━━ Collected data ━━

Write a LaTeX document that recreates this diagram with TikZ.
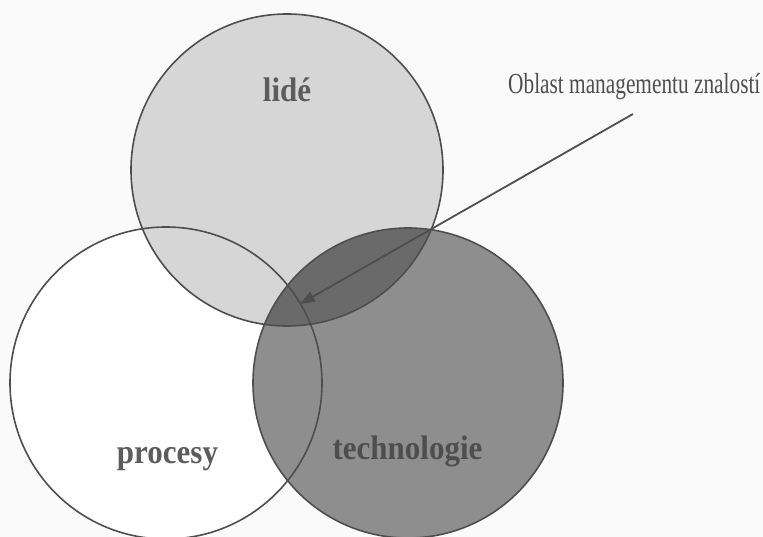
\documentclass[tikz,border=0pt]{standalone}
\usepackage{fontspec}
\setmainfont{Liberation Serif}
\usetikzlibrary{arrows.meta}
\definecolor{bgc}{HTML}{FAFAFA}
\definecolor{linec}{HTML}{4E4E4E}
\definecolor{lightf}{HTML}{D6D6D6}
\definecolor{darkf}{HTML}{8E8E8E}
\definecolor{darkerf}{HTML}{6A6A6A}
\definecolor{txtc}{HTML}{5C5C5C}
\definecolor{txtd}{HTML}{4E4E4E}
\tikzset{
  ring/.style={circle, draw=linec, line width=1.6pt, minimum size=#1, inner sep=0pt},
  bigword/.style={anchor=base, inner sep=0pt, text=txtc, font=\fontsize{31}{32}\selectfont\bfseries},
  callout/.style={anchor=base west, inner sep=0pt, text=txtd, font=\fontsize{29}{30}\selectfont},
  pointer/.style={draw=linec, line width=1.8pt, -{Triangle[length=15pt,width=11pt]}}
}
\begin{document}
\begin{tikzpicture}[x=1pt,y=-1pt]
\useasboundingbox (0,0) rectangle (763,537);
\fill[bgc] (0,0) rectangle (763,537);
% fills
\fill[white] (166,383) circle (156);
\fill[darkf] (408,383) circle (155);
\fill[lightf] (287,170) circle (156);
\begin{scope}
  \clip (408,383) circle (155);
  \fill[darkerf] (287,170) circle (156);
\end{scope}
% outlines as nodes
\node[ring=312pt] (procesyC) at (166,383) {};
\node[ring=310pt] (techC) at (408,383) {};
\node[ring=312pt] (lideC) at (287,170) {};
% labels
\node[bigword] (lide) at (287,102) {\scalebox{1}[1.1]{lidé}};
\node[bigword] (procesy) at (167.5,463) {\scalebox{1}[1.1]{procesy}};
\node[bigword, text=txtd] (tech) at (407.5,459) {\scalebox{1}[1.1]{technologie}};
\node[callout] (oblast) at (508,94) {\scalebox{0.735}[1]{Oblast managementu znalostí}};
% arrow
\coordinate (arrStart) at (633,114);
\coordinate (arrTip) at (300,304);
\draw[pointer] (arrStart) -- (arrTip);
\end{tikzpicture}
\end{document}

━━━

> Your task
In your copy, leave out the pictures and reproduce the material above exactly.

> Response to this exercise
Write a LaTeX document that recreates this diagram with TikZ.
\documentclass[tikz,border=0pt]{standalone}
\usepackage{fontspec}
\setmainfont{Liberation Serif}
\usetikzlibrary{arrows.meta}
\definecolor{bgc}{HTML}{FAFAFA}
\definecolor{linec}{HTML}{4E4E4E}
\definecolor{lightf}{HTML}{D6D6D6}
\definecolor{darkf}{HTML}{8E8E8E}
\definecolor{darkerf}{HTML}{6A6A6A}
\definecolor{txtc}{HTML}{5C5C5C}
\definecolor{txtd}{HTML}{4E4E4E}
\tikzset{
  ring/.style={circle, draw=linec, line width=1.6pt, minimum size=#1, inner sep=0pt},
  bigword/.style={anchor=base, inner sep=0pt, text=txtc, font=\fontsize{31}{32}\selectfont\bfseries},
  callout/.style={anchor=base west, inner sep=0pt, text=txtd, font=\fontsize{29}{30}\selectfont},
  pointer/.style={draw=linec, line width=1.8pt, -{Triangle[length=15pt,width=11pt]}}
}
\begin{document}
\begin{tikzpicture}[x=1pt,y=-1pt]
\useasboundingbox (0,0) rectangle (763,537);
\fill[bgc] (0,0) rectangle (763,537);
% fills
\fill[white] (166,383) circle (156);
\fill[darkf] (408,383) circle (155);
\fill[lightf] (287,170) circle (156);
\begin{scope}
  \clip (408,383) circle (155);
  \fill[darkerf] (287,170) circle (156);
\end{scope}
% outlines as nodes
\node[ring=312pt] (procesyC) at (166,383) {};
\node[ring=310pt] (techC) at (408,383) {};
\node[ring=312pt] (lideC) at (287,170) {};
% labels
\node[bigword] (lide) at (287,102) {\scalebox{1}[1.1]{lidé}};
\node[bigword] (procesy) at (167.5,463) {\scalebox{1}[1.1]{procesy}};
\node[bigword, text=txtd] (tech) at (407.5,459) {\scalebox{1}[1.1]{technologie}};
\node[callout] (oblast) at (508,94) {\scalebox{0.735}[1]{Oblast managementu znalostí}};
% arrow
\coordinate (arrStart) at (633,114);
\coordinate (arrTip) at (300,304);
\draw[pointer] (arrStart) -- (arrTip);
\end{tikzpicture}
\end{document}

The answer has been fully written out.